Accordingly, Gallivan and the Nelson Byrd Woltz designers placed a modern take on the “yihakan,” atop the bluff, where the yihakans of the Cappahosic residents once stood.
“It’s probably a little bit too wide, but the length is close to right,” Gallivan said.
The yihakan is centered on what Gallivan calls an “interpretive peninsula” that dominates its section of Machicomoco. He said visitors can go out on the peninsula and can experience a view completely familiar to a 17th century Powhatan werowance.
“You can see the river, with the Catlett Islands in the distance,” he said. “Visually, it looks much like the landscape before 1607. Low tide exposes large oyster reefs just offshore, much as they would have appeared 400 years ago.”
To enhance the experience, the designers strategically placed what Gallivan calls “Easter eggs” throughout the peninsula — translations of Algonquian words for important natural elements such as plants, animals, the sky or various aspects of the river.
“The idea is for you to see how the space would have been experienced by Native peoples through the lens of Algonquian terms,” he said.
A timeline of the site is embedded in the floor of the hakan The yihakan also holds six didactic panels featuring text written by Gallivan.
“I don’t know if anybody’s going to read all of that text; there’s a lot there,” he said. “But I tried to convey different aspects of the Native past and the Native present in an understandable way.”
In fact, what Gallivan called the “Native past and Native present” was a large part of the planning and design of Machicomoco State Park. He said archaeological evidence suggests that there were people living at or very near the state park some 10,000 years ago.
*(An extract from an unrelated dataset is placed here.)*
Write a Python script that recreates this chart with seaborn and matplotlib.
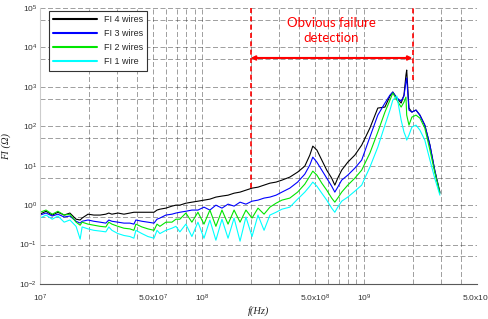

“It’s complicated to think about whether that same community that existed 10,000 years ago was related to the community that the Jamestown colonists interacted with,” he said. “But there is a connection. The archaeological record points a line of continuous presence across that region.”
A number of existing tribes have a connection to the land the state park now occupies: the Chickahominy, Eastern Chickahominy, Mattaponi, Upper Mattaponi, Monacan, Nansemond, Nottoway, Cheroenhaka Nottoway, Pamunkey, Patawomeck and Rappahannock. Gallivan said the tribal voices were important in the design and development of Machicomoco.
“We held a series of workshops with Virginia’s tribal communities. We talked to all 11 tribal communities —the federally recognized tribes and the state recognized tribes —and received really useful input from them on what the park should look like,” he said.
The tribal members even provided the park’s name, Machicomico. The tribal consultants had three main priorities: First, to make sure the park is designed to depict the space as a fundamentally native landscape.
“That’s something that they really wanted to do,” Gallivan said. “Number two, they wanted us to highlight the deep history of Native people in the region, to get across the idea that they’ve always been there, and they have a long and complicated history of placemaking.”And finally, Gallivan said, the tribal members want to emphasize the persistence of the Native communities: “That they’re still here today and will be here into the future.”